_Request_
Line by line, repeat the data below exactly, beginning at the first line and ending at the line with "sep=0pt] (Tb) at". Omit pictures.

_Data lines_
%%
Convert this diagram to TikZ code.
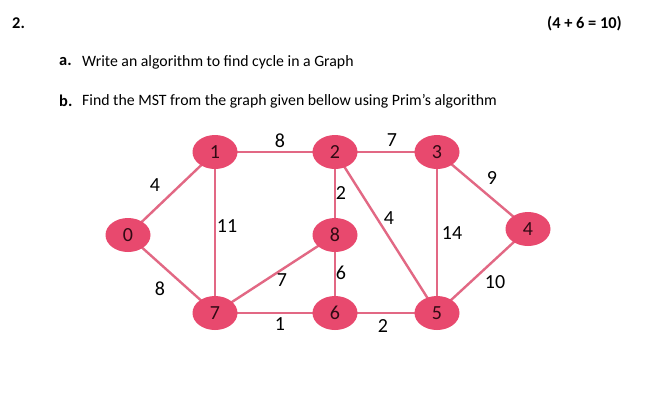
\documentclass[tikz,border=0pt]{standalone}
\usepackage{fontspec}
\setmainfont{Carlito}
\usepackage{tikz}
\usetikzlibrary{shapes.geometric,positioning}
\definecolor{roseNoeud}{RGB}{232,73,110}
\definecolor{roseArete}{RGB}{226,104,132}
\definecolor{texteNoeud}{RGB}{50,10,20}

\begin{document}
\begin{tikzpicture}[x=1pt,y=-1pt,font=\fontsize{15.8}{18}\selectfont,
  sommet/.style={ellipse,fill=roseNoeud,minimum width=45pt,minimum height=34pt,
                 inner sep=0pt,text=texteNoeud,font=\fontsize{20}{22}\selectfont},
  arete/.style={roseArete,line width=2.4pt},
  poids/.style={font=\fontsize{20}{22}\selectfont,text=black,inner sep=1pt},
  titre/.style={font=\fontsize{16.4}{18}\selectfont\bfseries,inner sep=0pt}]

  \useasboundingbox[fill=white] (0,0) rectangle (656,402);

  % Question text
  \node[titre,anchor=west] (Q) at (12,23) {2.};
  \node[titre,anchor=east] (pts) at (622,24) {(4 + 6 = 10)};
  \node[titre,anchor=west] (Qa) at (59,62) {a.};
  \node[anchor=west,inner sep=0pt] (Ta) at (82,62) {Write an algorithm to find cycle in a Graph};
  \node[titre,anchor=west] (Qb) at (59,101) {b.};
  \node[anchor=west,inner sep=0pt] (Tb) at (82,101) {Find the MST from the graph given bellow using Prim’s algorithm};

  % Edges (drawn under the vertices)
  \coordinate (c0) at (128,235);
  \coordinate (c1) at (215,152);
  \coordinate (c2) at (335,152);
  \coordinate (c3) at (437,152);
  \coordinate (c4) at (528,229);
  \coordinate (c5) at (437,313);
  \coordinate (c6) at (335,313);
  \coordinate (c7) at (215,313);
  \coordinate (c8) at (335,235);

  \draw[arete] (c0)--(c1);
  \draw[arete] (c0)--(c7);
  \draw[arete] (c1)--(c2);
  \draw[arete] (c1)--(c7);
  \draw[arete] (c2)--(c3);
  \draw[arete] (c2)--(c8);
  \draw[arete] (c2)--(c5);
  \draw[arete] (c3)--(c4);
  \draw[arete] (c3)--(c5);
  \draw[arete] (c4)--(c5);
  \draw[arete] (c7)--(c8);
  \draw[arete] (c8)--(c6);
  \draw[arete] (c7)--(c6);
  \draw[arete] (c6)--(c5);

  % Vertices
  \node[sommet] (V0) at (c0) {0};
  \node[sommet] (V1) at (c1) {1};
  \node[sommet] (V2) at (c2) {2};
  \node[sommet] (V3) at (c3) {3};
  \node[sommet] (V4) at (c4) {4};
  \node[sommet] (V5) at (c5) {5};
  \node[sommet] (V6) at (c6) {6};
  \node[sommet] (V7) at (c7) {7};
  \node[sommet] (V8) at (c8) {8};

  % Weights
  \node[poids] (w01) at (155,185) {4};
  \node[poids] (w07) at (160,289) {8};
  \node[poids] (w12) at (280,141) {8};
  \node[poids] (w17) at (227,226) {11};
  \node[poids] (w23) at (392,140) {7};
  \node[poids] (w28) at (341,193) {2};
  \node[poids] (w25) at (389,218) {4};
  \node[poids] (w34) at (492,178) {9};
  \node[poids] (w35) at (452,233) {14};
  \node[poids] (w45) at (495,282) {10};
  \node[poids] (w78) at (282,280) {7};
  \node[poids] (w86) at (341,273) {6};
  \node[poids] (w76) at (280,324) {1};
  \node[poids] (w65) at (383,326) {2};
\end{tikzpicture}
\end{document}
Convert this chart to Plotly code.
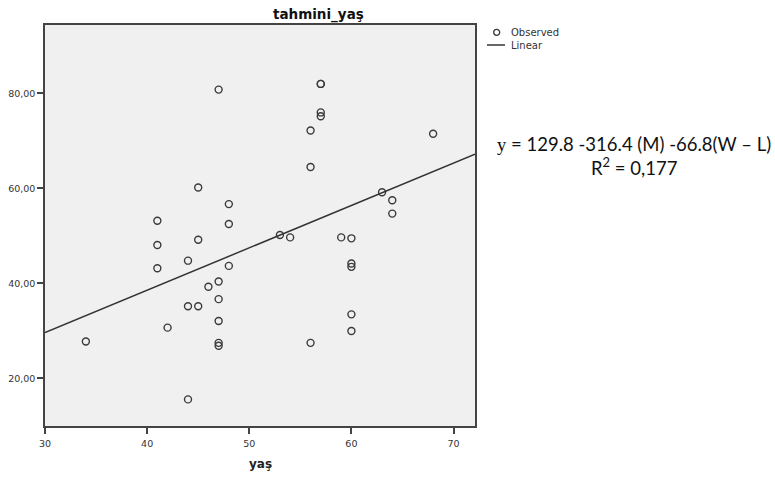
import numpy as np
import plotly.graph_objects as go

# Observed data (yaş vs tahmini_yaş)
age = [34, 41, 41, 41, 42, 44, 44, 44, 45, 45, 45, 46, 47, 47, 47, 47, 47, 47,
       48, 48, 48, 53, 54, 56, 56, 56, 57, 57, 57, 57, 59, 60, 60, 60, 60, 60,
       63, 64, 64, 68]
est_age = [27.8, 53.2, 48.1, 43.2, 30.7, 44.8, 35.2, 15.6, 60.2, 49.2, 35.2, 39.3,
           80.8, 40.4, 36.7, 32.1, 27.5, 26.9, 56.7, 52.5, 43.7, 50.2, 49.7, 72.2,
           64.5, 27.5, 82.0, 82.0, 76.0, 75.2, 49.7, 49.5, 44.2, 43.5, 33.5, 30.0,
           59.2, 57.5, 54.7, 71.5]

x_ticks = [30, 40, 50, 60, 70]
y_ticks = [20, 40, 60, 80]
y_tick_labels = ["20,00", "40,00", "60,00", "80,00"]
x_range = [30, 72.1]
y_range = [10, 94.4]

# linear fit from the data
slope, intercept = np.polyfit(age, est_age, 1)
fit_x = np.array(x_range)
fit_y = intercept + slope * fit_x

fig = go.Figure()
fig.add_trace(go.Scatter(
    x=age, y=est_age, mode="markers", name="Observed",
    marker=dict(symbol="circle-open", size=7, color="#3a3a3a", line=dict(width=1.4)),
    showlegend=False))
fig.add_trace(go.Scatter(
    x=fit_x, y=fit_y, mode="lines", name="Linear",
    line=dict(color="#333333", width=1.5), showlegend=False))

W, H = 775, 477
L, R, T, B = 45, 300, 25, 51
pw, ph = W - L - R, H - T - B

def px(xp):
    return (xp - L) / pw

def py(yp):
    return (H - B - yp) / ph

SPSS = "DejaVu Sans, Liberation Sans, Arial"
EQ = "Lato, Noto Sans"

annotations = [
    dict(text="Observed", x=px(509), y=py(32.5), xref="paper", yref="paper",
         xanchor="left", yanchor="middle", showarrow=False,
         font=dict(family=SPSS, size=10, color="#333")),
    dict(text="Linear", x=px(509), y=py(45.5), xref="paper", yref="paper",
         xanchor="left", yanchor="middle", showarrow=False,
         font=dict(family=SPSS, size=10, color="#333")),
    dict(text="<span style='font-family:Liberation Serif'>y</span> = 129.8 -316.4 (M) -66.8(W – L)",
         x=px(634), y=py(143.5), xref="paper", yref="paper", xanchor="center", yanchor="middle",
         showarrow=False, font=dict(family=EQ, size=18.5, color="#111")),
    dict(text="R<sup>2</sup> = 0,177", x=px(634), y=py(166), xref="paper", yref="paper",
         xanchor="center", yanchor="middle", showarrow=False,
         font=dict(family=EQ, size=18.5, color="#111")),
    dict(text="<b>tahmini_yaş</b>", x=px(318), y=py(14), xref="paper", yref="paper",
         xanchor="center", yanchor="middle", showarrow=False,
         font=dict(family=SPSS, size=13.5, color="#111")),
    dict(text="<b>yaş</b>", x=px(260), y=py(464), xref="paper", yref="paper",
         xanchor="center", yanchor="middle", showarrow=False,
         font=dict(family=SPSS, size=12, color="#222")),
]

shapes = [
    dict(type="circle", xref="paper", yref="paper", xsizemode="pixel", ysizemode="pixel",
         xanchor=px(496.7), yanchor=py(32.3), x0=-3, x1=3, y0=-3, y1=3,
         line=dict(color="#3a3a3a", width=1.3)),
    dict(type="line", xref="paper", yref="paper", x0=px(487), x1=px(505),
         y0=py(45), y1=py(45), line=dict(color="#333", width=1.5)),
]

tickfont = dict(family=SPSS, size=9.5, color="#333")

fig.update_layout(
    width=W, height=H,
    margin=dict(l=L, r=R, t=T, b=B, autoexpand=False),
    paper_bgcolor="white", plot_bgcolor="#f0f0f0",
    showlegend=False,
    annotations=annotations, shapes=shapes,
    xaxis=dict(range=x_range, tickvals=x_ticks, showgrid=False, zeroline=False,
               automargin=False,
               showline=True, mirror=True, linecolor="#444", linewidth=1.5,
               ticks="outside", ticklen=6, tickcolor="#444", tickwidth=1.5,
               ticklabelstandoff=2, tickfont=tickfont),
    yaxis=dict(range=y_range, tickvals=y_ticks, ticktext=y_tick_labels, showgrid=False,
               automargin=False,
               zeroline=False, showline=True, mirror=True, linecolor="#444", linewidth=1.5,
               ticks="outside", ticklen=6, tickcolor="#444", tickwidth=1.5,
               ticklabelstandoff=0, tickfont=tickfont),
)

fig.write_html("out.html")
%%
_Complete response_
Convert this diagram to TikZ code.
\documentclass[tikz,border=0pt]{standalone}
\usepackage{fontspec}
\setmainfont{Carlito}
\usepackage{tikz}
\usetikzlibrary{shapes.geometric,positioning}
\definecolor{roseNoeud}{RGB}{232,73,110}
\definecolor{roseArete}{RGB}{226,104,132}
\definecolor{texteNoeud}{RGB}{50,10,20}

\begin{document}
\begin{tikzpicture}[x=1pt,y=-1pt,font=\fontsize{15.8}{18}\selectfont,
  sommet/.style={ellipse,fill=roseNoeud,minimum width=45pt,minimum height=34pt,
                 inner sep=0pt,text=texteNoeud,font=\fontsize{20}{22}\selectfont},
  arete/.style={roseArete,line width=2.4pt},
  poids/.style={font=\fontsize{20}{22}\selectfont,text=black,inner sep=1pt},
  titre/.style={font=\fontsize{16.4}{18}\selectfont\bfseries,inner sep=0pt}]

  \useasboundingbox[fill=white] (0,0) rectangle (656,402);

  % Question text
  \node[titre,anchor=west] (Q) at (12,23) {2.};
  \node[titre,anchor=east] (pts) at (622,24) {(4 + 6 = 10)};
  \node[titre,anchor=west] (Qa) at (59,62) {a.};
  \node[anchor=west,inner sep=0pt] (Ta) at (82,62) {Write an algorithm to find cycle in a Graph};
  \node[titre,anchor=west] (Qb) at (59,101) {b.};
  \node[anchor=west,inner sep=0pt] (Tb) at (82,101) {Find the MST from the graph given bellow using Prim’s algorithm};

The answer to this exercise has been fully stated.